A final assignment at the United States Aviation Systems Activity at Edwards Air Force Base, California, was a prelude to the fatal airplane accident in an OV1 Mohawk test flight on 22 February 1974 at Fort Rucker, Alabama.

So life for the rest of us goes on. Phyllis will raise the children as she would if Fred were still alive. Nothing can fill the void that we all now have in our lives, but the feeling persists that Fred would not want us to spend too much time reflecting on his demise. His personality. His enthusiasm — the way he looked at the present and to the future — was such that he would have us go about our lives with the same anticipation and optimism he welcomed every day that he lived. So to all who loved him — especially Eric, Debbie, and Philip — let’s continue to live our lives the way your dad would — with love for each other, respect for our fellow man, and with complete optimism and confidence in everything we do — what better legacy could be established in your father’s memory?

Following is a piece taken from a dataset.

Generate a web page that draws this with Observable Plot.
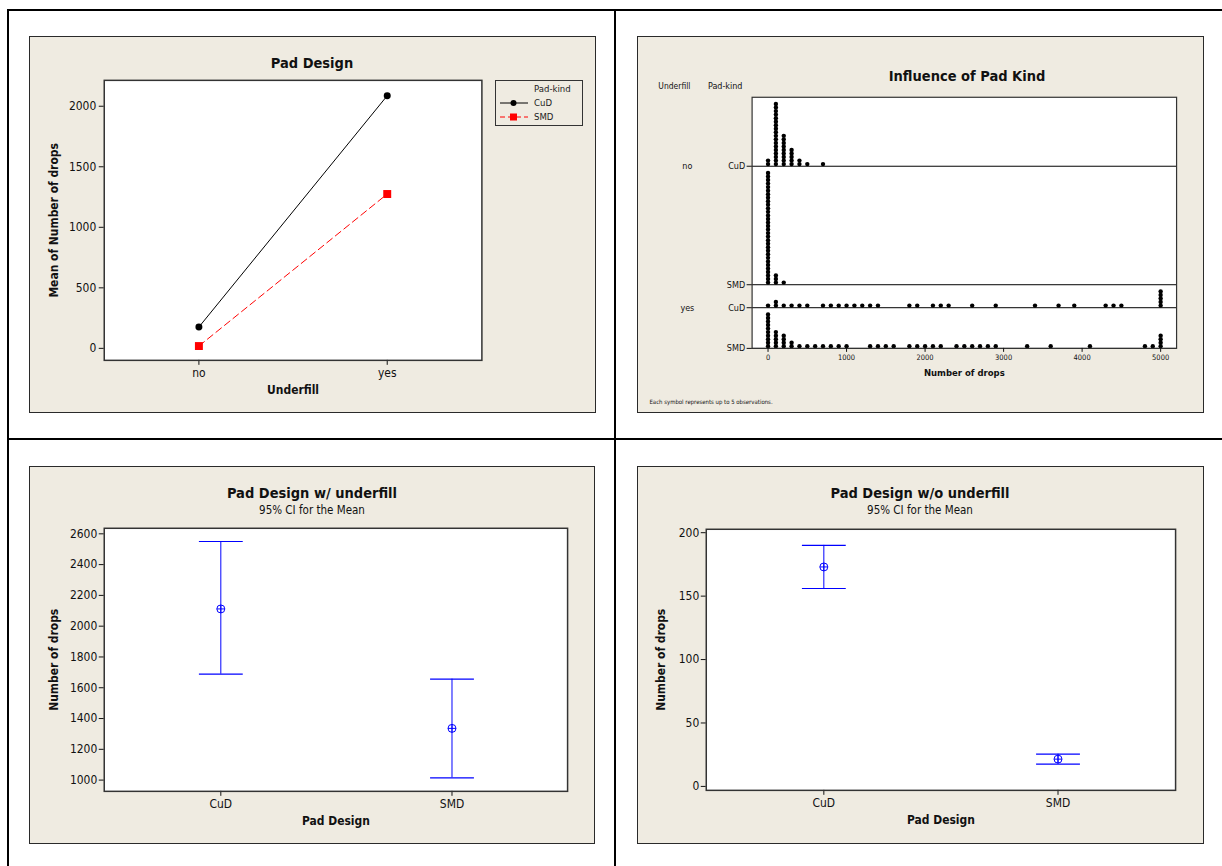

Oh, I have slipped the surly bonds of earth
And danced the skies on laughter-silvered wings:
Sunward I've climbed, and joined the tumbling mirth
Of sun-split clouds . . . and done a hundred things
You have not dreamed of . . . wheeled and soared and swung
High in the sunlit silence. Hov'ring there,
I’ve chased the shouting wind along, and flung
My eager craft through footless halls of air.
I’ve topped the windswept heights with easy grace
Where never lark, or even eagle flew
And, while the silent, lifting mind I’ve trod
The high untrespassed sanctity of space,
Put out my hand, and touched the face of God.

— Bob Tetu

ASSEMBLY, March 1980


I remember you, Uncle Freddie, making sand castles with me when I was a kid. I'll always have some memories, even though there were so few. Only last year, after looking through a scrapbook, did I find out what an incredible soldier and human being you really were. I wish I could have gotten to know you better before you left us.